Traditionally SMWIA journeymen had relied on economic power to control fabrication work: Members employed in the building trades refused to handle work that was not fabricated at building-trades rates, a strategy that forced contractors to deal with union firms only. But that strategy proved risky after 1947 when the Taft–Hartley Act outlawed secondary boycotts. Forced to adapt to change, the IA took a new approach: In 1956 the union established the Organizing Department to bring those workers employed by large scale manufacturers like Carrier and GE-Hotpoint into the union fold. The effort paid off: Thanks to new shop workers, IA membership grew from almost 88,000 in 1954, to more than 102,000 in 1958, to 111,000 in 1962, a 26 percent increase in less than 10 years' time.  By 1970, the union counted over 150,000 members – a high-point in SMWIA history.

The nonunion challenge
While production locals were gaining strength in the 1970s, building trades locals were on the decline. Whether they were hardened by the boom-and-bust cycles of the construction industry or the tough fights to win middle-class wages and benefits, they were no more inclined to "organize thoroughly" in the 1950s and ‘60s, when work was plentiful, than big-city unions had been when the IA first started out.  Unwilling to open their doors to new members who might compete for work when times were tough, they limited apprenticeship training to family members and friends, a practice that strengthened local ties in times of trouble, but ultimately undermined union construction.

First, exclusive local unions lost public and political support, in the 1960s and '70s, because "outsiders" (including African-Americans, women, and other minority groups) had no access to apprenticeship training or well-paid union jobs. Second, a series of militant and successful strikes, around the same time, ultimately priced union construction out of the market, at least as far as private industry was concerned. Fed up with time lost to work stoppages – that numbered almost a thousand a year, between 1966 and 1969 – and fearful that rising building-trades rates would trigger a rise in manufacturing wages, major corporations, national contractors, and construction industry executives decided to take action. In 1969, they launched the Construction Users Anti-Inflation Roundtable (which merged with the Business Round Table in 1972), intending to undermine local union power, increase productivity, control wage rates, and ultimately break the union's hold on apprenticeship training and skilled manpower.

Worse, they planned to achieve their goal by promoting nonunion or so-called merit construction. That strategy was more promising in the 1970s than ever before, thanks to the availability of a wide range of prefabricated materials, new labor-saving technologies, and a steady supply of semi-skilled workers who had been shut out of unions for years.  The fact that the post-war construction boom had collapsed in 1973 also boosted nonunion chances – skilled journeymen with mortgages to pay and families to feed did what they had to do to survive; that is, they provided the skilled manpower that nonunion firms had lacked in the past. In fact by 1983, 40 percent of contract work in the sheet metal industry was going nonunion.

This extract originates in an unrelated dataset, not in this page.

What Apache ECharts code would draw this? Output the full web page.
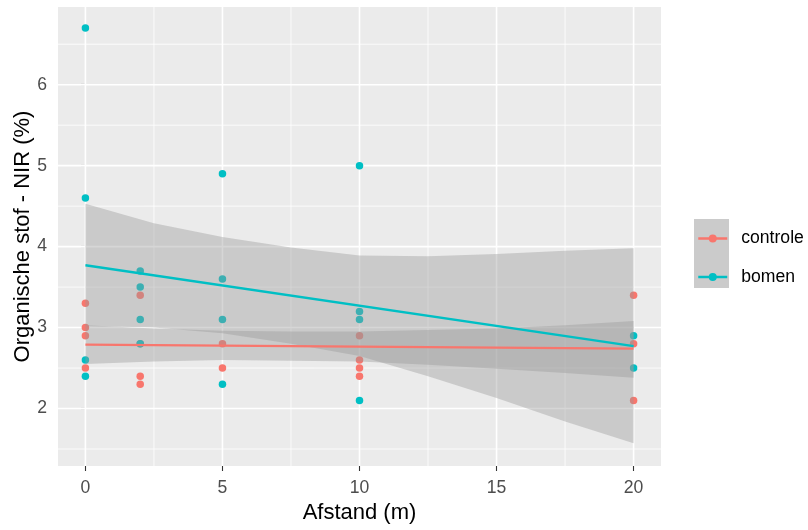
<!DOCTYPE html>
<html>
<head>
<meta charset="utf-8">
<script src="https://cdn.jsdelivr.net/npm/echarts@6/dist/echarts.min.js"></script>
<style>html,body{margin:0;padding:0;background:#fff}#c{width:808px;height:530px}</style>
</head>
<body>
<div id="c"></div>
<script>
// ---- data ----
const controleX = [0,0,0,0, 2,2,2,2, 5,5, 10,10,10,10, 20,20,20];
const controleY = [3.3,3.0,2.9,2.5, 3.4,2.8,2.4,2.3, 2.8,2.5, 2.9,2.6,2.5,2.4, 3.4,2.8,2.1];
const bomenX = [0,0,0,0, 2,2,2,2, 5,5,5,5, 10,10,10,10, 20,20];
const bomenY = [6.7,4.6,2.6,2.4, 3.7,3.5,3.1,2.8, 4.9,3.6,3.1,2.3, 5.0,3.2,3.1,2.1, 2.9,2.5];

const fitX = [0, 20];
const controleFit = [2.79, 2.74];
const bomenFit = [3.77, 2.77];

const bandX = [0, 2.5, 5, 7.5, 10, 12.5, 15, 17.5, 20];
const bomenUpper = [4.53, 4.29, 4.12, 3.99, 3.89, 3.88, 3.91, 3.95, 3.98];
const bomenLower = [3.02, 3.00, 2.93, 2.80, 2.65, 2.40, 2.13, 1.84, 1.57];
const controleUpper = [3.03, 2.99, 2.96, 2.95, 2.95, 2.97, 2.99, 3.03, 3.08];
const controleLower = [2.55, 2.58, 2.60, 2.59, 2.58, 2.54, 2.49, 2.44, 2.38];

const xTicks = [0, 5, 10, 15, 20];
const xMinor = [2.5, 7.5, 12.5, 17.5];
const yTicks = [2, 3, 4, 5, 6];
const yMinor = [1.5, 2.5, 3.5, 4.5, 5.5, 6.5];
const seriesNames = ['controle', 'bomen'];

// ---- chart ----
const RED = '#F8766D', TEAL = '#00BFC4';
const FONT = 'Liberation Sans, Arial, sans-serif';
const X_MIN = -1, X_MAX = 21, Y_MIN = 1.29, Y_MAX = 6.96;

function zip(xs, ys) { return xs.map((x, i) => [x, ys[i]]); }

function vGrid(values, width) {
  return {
    type: 'custom', silent: true, z: 1,
    data: values.map(v => [v, 3]),
    renderItem: function (params, api) {
      const cs = params.coordSys;
      const x = api.coord([api.value(0), 3])[0];
      return { type: 'line', shape: { x1: x, y1: cs.y, x2: x, y2: cs.y + cs.height },
               style: { stroke: '#FFFFFF', lineWidth: width } };
    }
  };
}
function hGrid(values, width) {
  return {
    type: 'custom', silent: true, z: 1,
    data: values.map(v => [5, v]),
    renderItem: function (params, api) {
      const cs = params.coordSys;
      const y = api.coord([5, api.value(1)])[1];
      return { type: 'line', shape: { x1: cs.x, y1: y, x2: cs.x + cs.width, y2: y },
               style: { stroke: '#FFFFFF', lineWidth: width } };
    }
  };
}
function ribbon(upper, lower) {
  return {
    type: 'custom', silent: true, z: 3,
    data: [[bandX[0], upper[0]]],
    renderItem: function (params, api) {
      const pts = [];
      for (let i = 0; i < bandX.length; i++) pts.push(api.coord([bandX[i], upper[i]]));
      for (let i = bandX.length - 1; i >= 0; i--) pts.push(api.coord([bandX[i], lower[i]]));
      return { type: 'polygon', shape: { points: pts },
               style: { fill: 'rgba(153,153,153,0.4)' } };
    }
  };
}

const chart = echarts.init(document.getElementById('c'), null, { renderer: 'canvas' });
chart.setOption({
  animation: false,
  backgroundColor: '#FFFFFF',
  grid: { left: 58, right: 147, top: 7, bottom: 64, show: true, outerBoundsMode: 'none',
          containLabel: false, backgroundColor: '#EBEBEB', borderWidth: 0 },
  xAxis: {
    type: 'value', min: X_MIN, max: X_MAX,
    name: 'Afstand (m)', nameLocation: 'middle', nameGap: 36, nameMoveOverlap: false,
    nameTextStyle: { fontSize: 22, color: '#000', fontFamily: FONT },
    axisLine: { show: false },
    splitLine: { show: false },
    axisTick: { show: true, length: 5, customValues: xTicks, lineStyle: { color: '#333333', width: 1.1 } },
    axisLabel: { customValues: xTicks, fontSize: 17.6, color: '#4D4D4D', fontFamily: FONT, margin: 13 }
  },
  yAxis: {
    type: 'value', min: Y_MIN, max: Y_MAX,
    name: 'Organische stof - NIR (%)', nameLocation: 'middle', nameGap: 24, nameRotate: 90,
    nameMoveOverlap: false,
    nameTextStyle: { fontSize: 22, color: '#000', fontFamily: FONT },
    axisLine: { show: false },
    splitLine: { show: false },
    axisTick: { show: true, length: 5, customValues: yTicks, lineStyle: { color: '#333333', width: 1.1 } },
    axisLabel: { customValues: yTicks, fontSize: 17.6, color: '#4D4D4D', fontFamily: FONT, margin: 11 }
  },
  legend: {
    data: seriesNames, orient: 'vertical', left: 697, top: 229.5,
    itemWidth: 29, itemHeight: 10, itemGap: 20.5, padding: 0,
    lineStyle: { width: 2.5 },
    textStyle: { fontSize: 17.6, lineHeight: 14, color: '#000', fontFamily: FONT, padding: [0, 0, 0, 9] }
  },
  graphic: [{ type: 'rect', left: 694, top: 219, z: 0, shape: { width: 35, height: 69 },
              style: { fill: '#CBCBCB' } }],
  series: [
    vGrid(xTicks, 1.6), vGrid(xMinor, 0.8), hGrid(yTicks, 1.6), hGrid(yMinor, 0.8),
    { name: 'controle-punten', type: 'scatter', z: 2, symbolSize: 7.5, data: zip(controleX, controleY),
      itemStyle: { color: RED, opacity: 1 } },
    { name: 'bomen-punten', type: 'scatter', z: 2, symbolSize: 7.5, data: zip(bomenX, bomenY),
      itemStyle: { color: TEAL, opacity: 1 } },
    ribbon(controleUpper, controleLower),
    ribbon(bomenUpper, bomenLower),
    { name: seriesNames[0], type: 'line', z: 4, data: zip(fitX, controleFit), symbol: 'circle', symbolSize: 7,
      showSymbol: false, lineStyle: { color: RED, width: 2.3 }, itemStyle: { color: RED } },
    { name: seriesNames[1], type: 'line', z: 4, data: zip(fitX, bomenFit), symbol: 'circle', symbolSize: 7,
      showSymbol: false, lineStyle: { color: TEAL, width: 2.3 }, itemStyle: { color: TEAL } }
  ]
});
</script>
</body>
</html>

Labor–management relations
For much of the 20th century, the unionized sheet metal industry had been almost a family affair. In the days of independent, locally owned sheet metal shops, union contractors and union workers relied on each other to build a productive industry. Many sheet metal contractors and union leaders even served their apprenticeships together, a shared work experience that often improved industrial relations.

As national contractors gained prominence by the mid-20th century, that relationship changed with the times: With the rise of the Sheet Metal and Air Conditioning Contractors National Association – or SMACNA – in the 1940s, the national contractors group and the SMWIA agreed that "proper labor relations" would insure prosperity for all. Citing their "sincere desire for friendly cooperation," the two organizations agreed to set industry rules by mutual consent: In 1947 they negotiated the Standard Form of Union Agreement, a model contract that addressed the industry's interest in productivity as well as the union's interest in fair wages and fair play.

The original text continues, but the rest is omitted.